The question then becomes about what you deserve. Why should anyone seek music that they've never heard of, and that is in no way being presented to them? Do I deserve some special attention from an audience that I don't purposefully try and inculcate? I don't think so, and I don't think you should either. Growing up, I remember plenty of folks giving lengthy diatribes about the virtue of supporting the scene, made more to be an obligation than the volunteer work that it needs to be. Why should I or anyone want to essentially become the street team for any musician?

The short answer to that question is found on this site. I became invested in Never Nervous to try and help people that want to help themselves. I mean, not invested like Wu-Tang wants you to be with your stocks and bonds, but just interested in helping people who love what they do, and want to share that with the world. Whether I actively love your band enough to seek it out, or if you've reached out to me, I appreciate anyone who has made that special effort to move beyond the confines of their niche micro-community (read: playing in their basement). And I definitely want you to get the coverage that you're after. I love it when people love what they do, and want to support that all the way. Unless you're Screwdriver (read: nazi horseshit... not linking that garbage on our site) or something. Then fucking see ya.

The etiquette here though isn't just a terse reminder to send us emails or to put up flyers, etc., but that you reap what you sow, so don't be a fucking baby. If you don't put the time and energy into it that you want to get back, then you need to have a realistic understanding of how that will play out. If you put up one flyer today at the coffee shop that you just so happen to get coffee from for the rad show that you plan on playing tomorrow, well... you should expect a low turn out. No one owes you anything to come out to your show, and you don't deserve anything.

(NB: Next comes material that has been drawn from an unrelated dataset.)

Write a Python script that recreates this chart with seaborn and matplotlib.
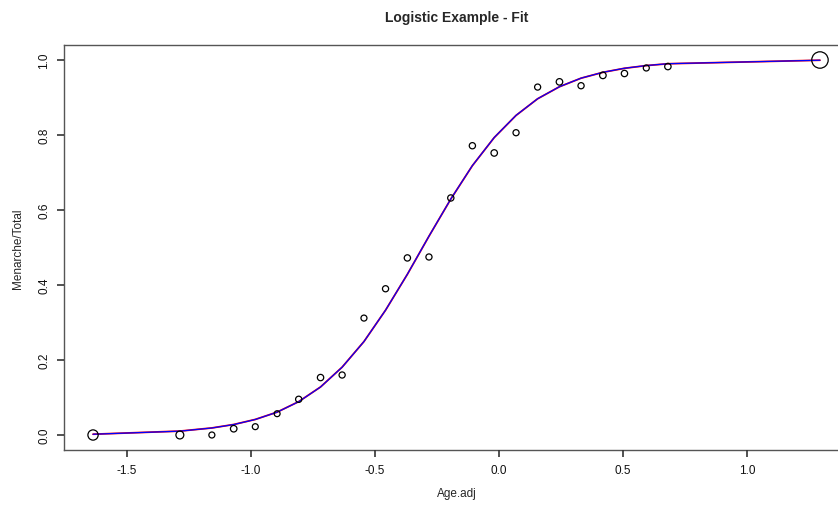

Too harsh maybe? I don't care. I used to believe that only a musician had the right to judge these situations too, like these feelings of disappointment or ability to "properly" assess someone else's music are unique to someone within the field (so to speak), until a friend set me straight. That shit is whack. You are no more or less special for the time you spent to write a song than anyone else, and I promise you that your plumber doesn't get pissy if you don't give him or her a standing ovation when you can flush your shit properly.

Do I respect the effort put into your work? Absolutely. But don't be a prima donna about it, especially when you aren't getting yourself out there. You want to find success at whatever it is you do? Be nice. If I've learned anything from Patrick Swayze over the years, it's be nice until you can't be nice. Be cool about what you do. Share it with the world. Let people know about what you do, and don't be pushy. You don't have to make it your full time job. That's what show promoters are for. But you can't expect anyone to want to work for you, just because you feel like you're somehow owed that. You aren't owed anything ever, even if you do work hard, but anyone who isn't an asshole can definitely respect diligence, and while that may not pay off now, I believe that hard work and perseverance pay off in the long run when you love what you do. Unless you're Screwdriver. Fuck those guys.

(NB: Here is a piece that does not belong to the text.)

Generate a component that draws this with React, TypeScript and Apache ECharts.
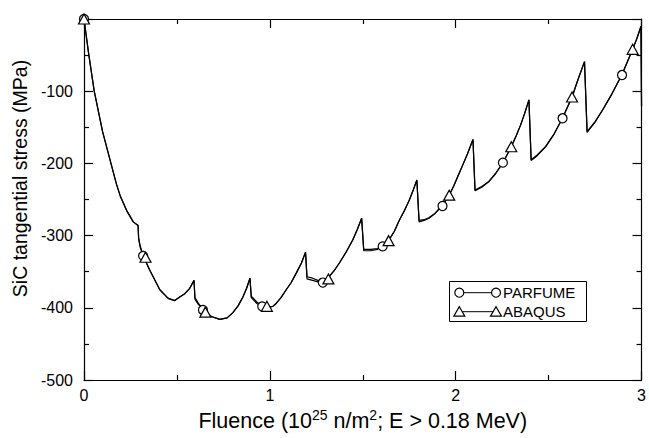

*editor's note: It was brought to our attention that "Screwdriver" should be written as "Skrewdriver." While we usually make every effort to correct any mistakes we find, in this instance, we hope the band Screwdriver or whatever dumb-dumb mispelling they have finds this blog, and cries because after realizing we can't be bothered to properly spell their name, even after learning of our mistake. Because still fuck them.